China Punishes Accounts Over Improper Short Video Labeling
Chinese authorities have taken severe enforcement action against accounts and platforms that failed to properly label short video content, as part of an ongoing campaign to bring transparency to the country’s sprawling digital content ecosystem. The Central Cyberspace Affairs Commission (CAC) announced on July 10 that it had punished a batch of accounts for publishing fictional or dramatized content without the required labels, according to Xinhua News.
Background: The Push for Content Labeling
The crackdown is the latest phase of a regulatory drive that began in early 2026. In January, the CAC began guiding 12 major platforms — including Douyin (TikTok China), Kuaishou, Tencent, Xiaohongshu, Bilibili, and Weibo — to pilot content labeling optimization. By March, the regulator announced plans to comprehensively standardize short video content labeling across all platforms nationwide.
In May, the CAC detailed six mandatory labels that all platforms must implement: “Contains Fictional/Dramatized Content,” “Contains AI-Generated Content,” “Contains Marketing Information,” “Reposted Content,” “Personal Opinion,” and “No Label Needed” — the last of which is reserved for genuine life recordings and is not displayed on the video itself.
Categories of Violations
The CAC identified four main types of improper content among the punished accounts:
Exploitation of sympathy. Accounts staged scenarios involving disabled persons or seriously ill children — such as a “disabled wife pregnant again” or “sick child fundraising” — without labeling them as fictional. Accounts including “爱I满人间” and “陪宁宝打怪中” were closed.
Fabricated hardship. Accounts posed as delivery drivers, staging scenarios like “single father delivering food with child” or “delivery driver accidentally scratches luxury car” to evoke sympathy. Accounts such as “贵州小洪6868,” “洞房名猪,” and “香港浩南正能量生活记录” were banned or restricted.
Fabricated family and relationship conflicts. Accounts staged arguments between in-laws, bride price disputes, and love triangles to stoke social anxiety. Accounts including “丁丁婆婆,” “如意(婆媳日常),” and “惠子不服气” faced sanctions.
Fake good deeds. Accounts fabricated stories of heroic rescues — such as a “Bentley owner rescues abandoned wedding couple on highway” — to gain public trust through false positivity. Accounts including “八宝粥,” “桐桐要坚强,” and “杨丽2328” were punished.
Scale of Enforcement
The enforcement effort has been substantial. Since the labeling campaign was deployed in May, major platforms have cumulatively cleaned up more than 241,000 short videos violating labeling regulations, sanctioned over 21,000 accounts, and corrected or supplemented labels for more than 1.275 million videos with incorrect or missing labels, according to the CAC.

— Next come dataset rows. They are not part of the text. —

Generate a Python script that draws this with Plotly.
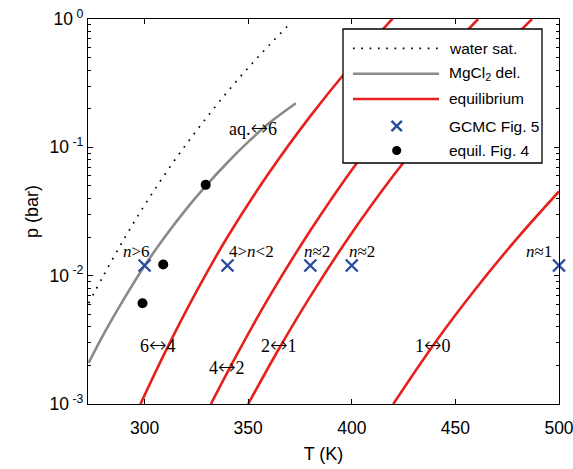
import numpy as np
import plotly.graph_objects as go

# ---------------- data ----------------
water_T = [273, 280, 290, 300, 310, 320, 330, 340, 350, 360, 371]
water_p = [0.0061, 0.0099, 0.0192, 0.0354, 0.0623, 0.105, 0.171, 0.271, 0.416, 0.622, 0.95]

mgcl_T = [273, 280, 290, 300, 310, 320, 330, 340, 350, 360, 373]
mgcl_p = [0.00209, 0.00344, 0.00656, 0.01194, 0.02028, 0.03289, 0.05093, 0.0762, 0.1102, 0.1538, 0.2203]

eq64_T = [298, 310, 325, 340, 360, 380, 400, 420]
eq64_p = [0.001, 0.00255, 0.0075, 0.020, 0.063, 0.175, 0.44, 1.02]

eq42_T = [332, 345, 360, 380, 400, 420, 440, 461]
eq42_p = [0.001, 0.0025, 0.00678, 0.0225, 0.0667, 0.177, 0.434, 1.0]

eq21_T = [350, 365, 380, 400, 420, 440, 460, 487]
eq21_p = [0.001, 0.00272, 0.0069, 0.0215, 0.060, 0.153, 0.359, 1.0]

eq10_T = [420, 440, 460, 480, 500]
eq10_p = [0.001, 0.00298, 0.00798, 0.0197, 0.0453]

gcmc_T = [300, 340, 380, 400, 500]
gcmc_p = [0.012, 0.012, 0.012, 0.012, 0.012]
gcmc_labels = ["<i>n</i>&gt;6", "4&gt;<i>n</i>&lt;2", "<i>n</i>≈2", "<i>n</i>≈2", "<i>n</i>≈1"]

fig4_T = [299, 309, 329.5]
fig4_p = [0.0061, 0.0122, 0.051]

ARROW = '<span style="font-family:DejaVu Sans;font-weight:200;font-size:21px">↔</span>'
trans_labels = ["6" + ARROW + "4", "4" + ARROW + "2", "2" + ARROW + "1", "1" + ARROW + "0", "aq." + ARROW + "6"]
trans_T = [306.3, 339.8, 364.7, 439.4, 352.2]
trans_p = [0.0029, 0.00195, 0.0029, 0.0029, 0.141]

y_tickvals = [0.001, 0.01, 0.1, 1]
y_ticktext = ["10<sup> -3</sup>", "10<sup> -2</sup>", "10<sup> -1</sup>", "10<sup> 0</sup>"]
x_tickvals = [300, 350, 400, 450, 500]

legend_names = ["water sat.", "MgCl<sub>2</sub> del.", "equilibrium", "GCMC Fig. 5", "equil. Fig. 4"]

# ---------------- styles ----------------
RED = "#e8201c"
GRAY = "#8a8a8a"
BLUE = "#2a4c9e"
SANS = "Liberation Sans"
SERIF = "Liberation Serif"
DOTS = "1.7px,6.6px"

W, H = 573, 469
ML, MR, MT, MB = 88, 14, 19, 65

fig = go.Figure()

fig.add_trace(go.Scatter(x=water_T, y=water_p, mode="lines", line_shape="spline",
                         line=dict(color="black", width=1.7, dash=DOTS), showlegend=False))
fig.add_trace(go.Scatter(x=mgcl_T, y=mgcl_p, mode="lines", line_shape="spline",
                         line=dict(color=GRAY, width=2.6), showlegend=False))
for T, p in [(eq64_T, eq64_p), (eq42_T, eq42_p), (eq21_T, eq21_p), (eq10_T, eq10_p)]:
    fig.add_trace(go.Scatter(x=T, y=p, mode="lines", line_shape="spline",
                             line=dict(color=RED, width=2.6), showlegend=False))
fig.add_trace(go.Scatter(x=gcmc_T, y=gcmc_p, mode="markers", cliponaxis=False,
                         marker=dict(symbol="x-thin", size=12, line=dict(color=BLUE, width=2.4)),
                         showlegend=False))
fig.add_trace(go.Scatter(x=fig4_T, y=fig4_p, mode="markers",
                         marker=dict(symbol="circle", size=10, color="black"), showlegend=False))

annotations = []
shifts = [(-8, "center"), (0, "left"), (7, "center"), (10, "center"), (-5, "right")]
for T, p, lab, (xs, xa) in zip(gcmc_T, gcmc_p, gcmc_labels, shifts):
    annotations.append(dict(x=T, y=np.log10(p), xref="x", yref="y", text=lab, showarrow=False,
                            xanchor=xa, yanchor="middle", xshift=xs, yshift=14,
                            font=dict(family=SERIF, size=17, color="black")))
for T, p, lab in zip(trans_T, trans_p, trans_labels):
    annotations.append(dict(x=T, y=np.log10(p), xref="x", yref="y", text=lab, showarrow=False,
                            xanchor="center", yanchor="middle",
                            font=dict(family=SERIF, size=18, color="black")))

# ---------------- manual legend (layout only) ----------------
pw, ph = W - ML - MR, H - MT - MB
def px(x):
    return (x - ML) / pw
def py(y):
    return (H - MB - y) / ph

shapes = []
shapes.append(dict(type="rect", xref="paper", yref="paper", x0=px(343), x1=px(542), y0=py(29), y1=py(163),
                   fillcolor="white", line=dict(color="black", width=1.3), layer="above"))
rows = [48.3, 73.8, 99, 126, 150.5]
shapes.append(dict(type="line", xref="paper", yref="paper", x0=px(353), x1=px(439), y0=py(rows[0]), y1=py(rows[0]),
                   line=dict(color="black", width=1.7, dash=DOTS), layer="above"))
shapes.append(dict(type="line", xref="paper", yref="paper", x0=px(353), x1=px(439), y0=py(rows[1]), y1=py(rows[1]),
                   line=dict(color=GRAY, width=2.6), layer="above"))
shapes.append(dict(type="line", xref="paper", yref="paper", x0=px(353), x1=px(439), y0=py(rows[2]), y1=py(rows[2]),
                   line=dict(color=RED, width=2.6), layer="above"))
cx, r = 396.7, 5.2
shapes.append(dict(type="line", xref="paper", yref="paper", x0=px(cx - r), x1=px(cx + r), y0=py(rows[3] - r), y1=py(rows[3] + r),
                   line=dict(color=BLUE, width=2.4), layer="above"))
shapes.append(dict(type="line", xref="paper", yref="paper", x0=px(cx - r), x1=px(cx + r), y0=py(rows[3] + r), y1=py(rows[3] - r),
                   line=dict(color=BLUE, width=2.4), layer="above"))
rc = 4.6
shapes.append(dict(type="circle", xref="paper", yref="paper", x0=px(cx - rc), x1=px(cx + rc), y0=py(rows[4] + rc), y1=py(rows[4] - rc),
                   fillcolor="black", line=dict(color="black", width=0), layer="above"))
for yy, name in zip(rows, legend_names):
    annotations.append(dict(x=px(446.5), y=py(yy), xref="paper", yref="paper", text=name, showarrow=False,
                            xanchor="left", yanchor="middle",
                            font=dict(family=SANS, size=15.5, color="black")))

minor_vals = [m * 10.0 ** e for e in (-3, -2, -1) for m in range(2, 10)]

fig.update_layout(
    width=W, height=H,
    margin=dict(l=ML, r=MR, t=MT, b=MB, autoexpand=False),
    paper_bgcolor="white", plot_bgcolor="white",
    font=dict(family=SANS, size=17, color="black"),
    showlegend=False,
    annotations=annotations,
    shapes=shapes,
    xaxis=dict(range=[272.7, 500], tickmode="array", tickvals=x_tickvals, automargin=False,
               ticks="inside", ticklen=5, tickwidth=1.2, tickcolor="black",
               showline=True, linecolor="black", linewidth=1.4, mirror="ticks",
               showgrid=False, zeroline=False, ticklabeloverflow="allow", ticklabelstandoff=8,
               tickfont=dict(family=SANS, size=17.5),
               title=dict(text="T (K)", font=dict(family=SANS, size=18), standoff=10)),
    yaxis=dict(type="log", range=[-3, 0], tickmode="array", tickvals=y_tickvals, ticktext=y_ticktext,
               automargin=False,
               ticks="inside", ticklen=5, tickwidth=1.2, tickcolor="black",
               minor=dict(tickmode="array", tickvals=minor_vals, ticks="inside", ticklen=3,
                          tickwidth=1, tickcolor="black", showgrid=False),
               showline=True, linecolor="black", linewidth=1.4, mirror="ticks",
               showgrid=False, zeroline=False, ticklabeloverflow="allow",
               tickfont=dict(family=SANS, size=17.5),
               title=dict(text="p (bar)", font=dict(family=SANS, size=18), standoff=6)),
)

fig.write_html("out.html")
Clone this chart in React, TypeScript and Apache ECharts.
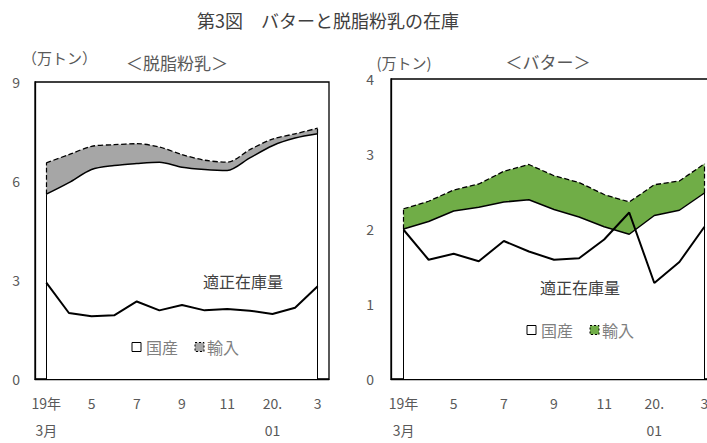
import React, { useEffect, useRef } from "react";
import * as echarts from "echarts";

const months = ["19年\n3月", "4", "5", "6", "7", "8", "9", "10", "11", "12", "20.\n01", "2", "3"];

const smpDomestic = [5.6, 5.95, 6.35, 6.47, 6.53, 6.57, 6.42, 6.35, 6.32, 6.7, 7.07, 7.3, 7.43];
const smpImport = [0.95, 0.85, 0.7, 0.63, 0.6, 0.46, 0.38, 0.28, 0.25, 0.25, 0.2, 0.13, 0.17];
const smpProper = [2.92, 2.0, 1.9, 1.93, 2.35, 2.08, 2.24, 2.08, 2.12, 2.07, 1.97, 2.16, 2.81];

const butterDomestic = [2.0, 2.1, 2.24, 2.29, 2.36, 2.39, 2.26, 2.16, 2.03, 1.93, 2.18, 2.25, 2.48];
const butterImport = [0.27, 0.27, 0.28, 0.31, 0.41, 0.47, 0.45, 0.46, 0.43, 0.43, 0.41, 0.39, 0.39];
const butterProper = [1.99, 1.59, 1.67, 1.57, 1.84, 1.7, 1.59, 1.61, 1.86, 2.22, 1.28, 1.56, 2.03];

const FONT = "'Noto Sans CJK JP', 'Noto Sans', sans-serif";

function edgeLines(dom: number[], imp: number[]) {
  const last = dom.length - 1;
  const solid = { color: "#000", width: 1, type: "solid" as const };
  const dashed = { color: "#000", width: 1.2, type: "dashed" as const };
  return [
    [{ coord: [0, 0], lineStyle: solid }, { coord: [0, dom[0]] }],
    [{ coord: [last, 0], lineStyle: solid }, { coord: [last, dom[last]] }],
    [{ coord: [0, dom[0]], lineStyle: dashed }, { coord: [0, dom[0] + imp[0]] }],
    [{ coord: [last, dom[last]], lineStyle: dashed }, { coord: [last, dom[last] + imp[last]] }],
  ];
}

function makeSeries(idx: number, dom: number[], imp: number[], proper: number[], impColor: string, smooth: number) {
  return [
    {
      name: "国産",
      type: "line",
      xAxisIndex: idx,
      yAxisIndex: idx,
      stack: "s" + idx,
      data: dom,
      smooth,
      symbol: "none",
      lineStyle: { color: "#000", width: 1.5 },
      areaStyle: { color: "#fff", opacity: 1 },
      z: 2,
      markLine: {
        silent: true,
        symbol: ["none", "none"],
        label: { show: false },
        data: edgeLines(dom, imp),
      },
    },
    {
      name: "輸入",
      type: "line",
      xAxisIndex: idx,
      yAxisIndex: idx,
      stack: "s" + idx,
      data: imp,
      smooth,
      symbol: "none",
      lineStyle: { color: "#000", width: 1.3, type: "dashed" },
      areaStyle: { color: impColor, opacity: 1 },
      z: 1,
    },
    {
      name: "適正在庫量",
      type: "line",
      xAxisIndex: idx,
      yAxisIndex: idx,
      data: proper,
      symbol: "none",
      lineStyle: { color: "#000", width: 2 },
      z: 5,
    },
  ];
}

function xAxis(idx: number) {
  return {
    type: "category",
    gridIndex: idx,
    data: months,
    boundaryGap: true,
    axisLine: { lineStyle: { color: "#000", width: 1.3 } },
    axisTick: { show: false },
    axisLabel: {
      interval: 1,
      color: "#595959",
      fontSize: 14,
      fontFamily: FONT,
      lineHeight: 27,
      margin: 10,
    },
  };
}

function yAxis(idx: number, max: number, interval: number, margin: number) {
  return {
    type: "value",
    gridIndex: idx,
    min: 0,
    max,
    interval,
    axisLine: { show: true, lineStyle: { color: "#000", width: 1.3 } },
    axisTick: { show: false },
    splitLine: { show: false },
    axisLabel: { color: "#595959", fontSize: 14, fontFamily: FONT, margin },
  };
}

function legend(x: number, y: number, impColor: string) {
  return [
    { type: "rect", z: 100, shape: { x, y: y - 4.5, width: 9, height: 9 }, style: { fill: "#fff", stroke: "#000", lineWidth: 1 } },
    { type: "text", z: 100, x: x + 14, y, style: { text: "国産", fontSize: 16, fontFamily: FONT, fill: "#7f7f7f", textVerticalAlign: "middle" } },
    { type: "rect", z: 100, shape: { x: x + 63, y: y - 4.5, width: 9, height: 9 }, style: { fill: impColor, stroke: "#000", lineWidth: 1, lineDash: [2, 2] } },
    { type: "text", z: 100, x: x + 75, y, style: { text: "輸入", fontSize: 16, fontFamily: FONT, fill: "#7f7f7f", textVerticalAlign: "middle" } },
  ];
}

function txt(text: string, x: number, y: number, size: number, color: string, align = "left") {
  return {
    type: "text",
    z: 100,
    x,
    y,
    style: { text, fontSize: size, fontFamily: FONT, fill: color, textAlign: align, textVerticalAlign: "middle" },
  };
}

export default function App() {
  const ref = useRef<HTMLDivElement>(null);
  useEffect(() => {
    if (!ref.current) return;
    const chart = echarts.init(ref.current, undefined, { renderer: "svg" });
    chart.setOption({
      animation: false,
      backgroundColor: "#fff",
      grid: [
        { left: 35, top: 82, width: 294, height: 299, show: true, borderColor: "#000", borderWidth: 1.3, backgroundColor: "transparent" },
        { left: 391, top: 79, width: 326, height: 302, show: true, borderColor: "#000", borderWidth: 1.3, backgroundColor: "transparent" },
      ],
      xAxis: [xAxis(0), xAxis(1)],
      yAxis: [yAxis(0, 9, 3, 15), yAxis(1, 4, 1, 17)],
      series: [
        ...makeSeries(0, smpDomestic, smpImport, smpProper, "#a6a6a6", 0.3),
        ...makeSeries(1, butterDomestic, butterImport, butterProper, "#70ad47", 0),
      ],
      graphic: [
        txt("第3図　バターと脱脂粉乳の在庫", 328, 20, 18, "#404040", "center"),
        txt("（万トン）", 22, 57, 15, "#595959"),
        txt("＜脱脂粉乳＞", 177, 62, 17, "#595959", "center"),
        txt("(万トン)", 404, 62, 15, "#595959", "center"),
        txt("＜バター＞", 548, 61, 17, "#595959", "center"),
        txt("適正在庫量", 203, 281, 16, "#404040"),
        txt("適正在庫量", 540, 287, 16, "#404040"),
        ...legend(132, 347, "#a6a6a6"),
        ...legend(527, 330, "#70ad47"),
      ],
    });
    return () => chart.dispose();
  }, []);
  return (
    <div style={{ position: "absolute", left: 0, top: 0, width: 707, height: 443, overflow: "hidden" }}>
      <div ref={ref} style={{ width: 740, height: 443 }} />
    </div>
  );
}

Smaller platforms that failed to implement the labeling requirements were referred to local cyberspace authorities for “interview and punishment” — a regulatory process in which officials meet with platform representatives to demand compliance.
Why This Matters
The crackdown reflects growing concerns about the blurring line between reality and fiction in short video content. The CAC has stated that unlabeled fictional content “seriously misleads public cognition” and “disrupts social order.” The inclusion of AI-generated content as a mandatory label category also signals Beijing’s awareness of the risks posed by deepfakes and synthetic media.
Many of the punished accounts were using fake emotional stories — disability, poverty, family conflict — to generate sympathy, engagement, and ultimately revenue, a practice known colloquially as “traffic farming.” The CAC’s action targets both the creators of such content and the platforms that host it.
What’s Next
The CAC has stated it will continue to promote standardized short video content labeling, with ongoing severe punishment and public exposure of platforms and accounts that fail to comply. The regulator has indicated that the cleanup effort will continue through the end of 2026, with a particular focus on ensuring that labels are not just applied, but applied accurately.
China’s approach — mandatory content labels enforced through platform accountability — represents one of the most comprehensive content transparency regimes globally and could serve as a template for other countries grappling with the challenges of AI-generated content and digital misinformation.